Lebih lanjut ia membeberkan adanya aksi manipulasi pada level produksi sehingga negara dirugikan dalam bentuk resiko penerimaan royalti dan pajak. Dalam kesepakatan amandemen KK, disepakati kenaikan royalti dari 0,9 persen menjadi 2 persen dan dapat menjadi 3 persen ketika harga nikel naik.

Ali melihat terdapat perbedaan laporan Vale Indonesia dan Vale SA sebagai entitas pengendali utama. Dalam laporan PT Vale Indonesia tahun 2013, biaya royalti dan lisensi hanya 0,8 persen dari total biaya penjualan.
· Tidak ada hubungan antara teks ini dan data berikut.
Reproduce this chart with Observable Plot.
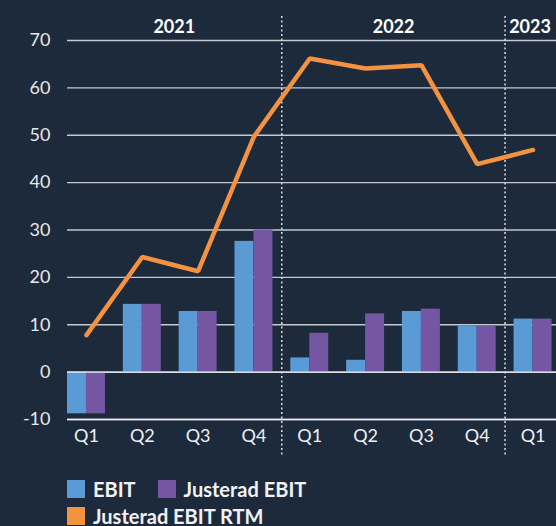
<!DOCTYPE html>
<html>
<head>
<meta charset="utf-8">
<script src="https://cdn.jsdelivr.net/npm/d3@7"></script>
<script src="https://cdn.jsdelivr.net/npm/@observablehq/plot@0.6"></script>
<style>
  html, body { margin: 0; padding: 0; background: #1c2a3c; }
  body { width: 556px; height: 526px; overflow: hidden; font-family: Lato, "Noto Sans", sans-serif; }
  #legend { display: flex; flex-wrap: wrap; width: 400px; margin-left: 67px; padding-top: 9px; row-gap: 8px; column-gap: 0; }
  .item { display: flex; align-items: center; color: #f2f2f2; font-size: 20px; font-weight: 700; margin-right: 22px; height: 19px; }
  .sw { width: 18px; height: 18px; margin-right: 8px; }
</style>
</head>
<body>
<div id="chart"></div>
<div id="legend"></div>
<script>
const quarters = ["2021 Q1","2021 Q2","2021 Q3","2021 Q4","2022 Q1","2022 Q2","2022 Q3","2022 Q4","2023 Q1"];
const ebit = [-8.8, 14.3, 12.8, 27.6, 3.0, 2.5, 12.8, 9.7, 11.2];
const justeradEbit = [-8.8, 14.3, 12.8, 30.0, 8.2, 12.3, 13.3, 9.7, 11.2];
const justeradEbitRtm = [7.8, 24.3, 21.3, 49.7, 66.2, 64.1, 64.8, 43.9, 46.9];
const yTicks = [-10, 0, 10, 20, 30, 40, 50, 60, 70];
const yearStarts = ["2022 Q1", "2023 Q1"];
const seriesNames = ["EBIT", "Justerad EBIT", "Justerad EBIT RTM"];
const colors = ["#5b9bd5", "#7556a3", "#f39240"];

const rows = quarters.map((q, i) => ({q, ebit: ebit[i], just: justeradEbit[i], rtm: justeradEbitRtm[i]}));

const chart = Plot.plot({
  width: 556,
  height: 470,
  marginTop: 40,
  marginBottom: 51,
  marginLeft: 67,
  marginRight: 0,
  style: {background: "transparent", color: "#e8e8e8", fontFamily: "Lato, 'Noto Sans', sans-serif", fontSize: "18px"},
  x: {type: "band", domain: quarters, paddingInner: 0.32, paddingOuter: 0.04, align: 0, round: false, label: null, axis: null},
  y: {domain: [-10, 70], label: null, axis: null},
  marks: [
    Plot.ruleY(yTicks, {stroke: "#c4c9cf", strokeWidth: 1.3}),
    Plot.barY(rows, {x: "q", y: "ebit", fill: colors[0], insetRight: 19}),
    Plot.barY(rows, {x: "q", y: "just", fill: colors[1], insetLeft: 19}),
    Plot.ruleY([0, -10], {stroke: "#eef0f2", strokeWidth: 1.3}),
    Plot.ruleX(yearStarts, {x: d => d, dx: -28, insetTop: -24, insetBottom: -36, stroke: "#d8dce0", strokeWidth: 1.5, strokeDasharray: "2,2.5"}),
    Plot.line(rows, {x: "q", y: "rtm", stroke: colors[2], strokeWidth: 4.5, strokeLinecap: "round", strokeLinejoin: "miter"}),
    Plot.axisY(yTicks, {tickSize: 0, tickPadding: 17, fontSize: 18, fill: "#e8e8e8", tickFormat: d => String(d), label: null}),
    Plot.axisX(quarters, {tickSize: 0, tickPadding: 10, fontSize: 18, fill: "#f0f0f0", tickFormat: d => d.split(" ")[1], label: null}),
    Plot.text(["2021"], {x: () => "2021 Q2", dx: 32, frameAnchor: "top", dy: -20, text: d => d, fill: "#ffffff", fontWeight: 700, fontSize: 18}),
    Plot.text(["2022"], {x: () => "2022 Q2", dx: 28, frameAnchor: "top", dy: -20, text: d => d, fill: "#ffffff", fontWeight: 700, fontSize: 18}),
    Plot.text(["2023"], {x: () => "2023 Q1", dx: -3, frameAnchor: "top", dy: -20, text: d => d, fill: "#ffffff", fontWeight: 700, fontSize: 18})
  ]
});
document.getElementById("chart").appendChild(chart);

const legend = document.getElementById("legend");
seriesNames.forEach((name, i) => {
  const item = document.createElement("div");
  item.className = "item";
  const sw = document.createElement("span");
  sw.className = "sw";
  sw.style.background = colors[i];
  const t = document.createElement("span");
  t.textContent = name;
  item.appendChild(sw);
  item.appendChild(t);
  legend.appendChild(item);
});
</script>
</body>
</html>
“Yang juga tak kalah janggal, adalah perbandingan antara volume pengiriman dengan jumlah produksi. Selama ini, volume pengiriman PT Vale kepada Vale Canada dan Sumitomo selalu lebih tinggi dibandingkan produksinya, dengan dalih mengimbangi penurunan harga jual,” ucapnya.

Terlebih sektor pertambangan Minerba sebagai sektor berciri padat modal, acap kali menjadi dalih bagi maskapai pertambangan untuk meminta kelonggaran dalam bentuk relaksasi ekspor bahan konsentrat. Dalam frame penyesuaian, hal tersebut boleh jadi masih dalam batas kewajaran.

“Tetapi dalam jangka panjang, kebijakan tersebut justru kontraproduktif dengan semangat dan kepentingan nasional untuk meningkatkan nilai tambah komoditas mineral,” imbuhnya lagi.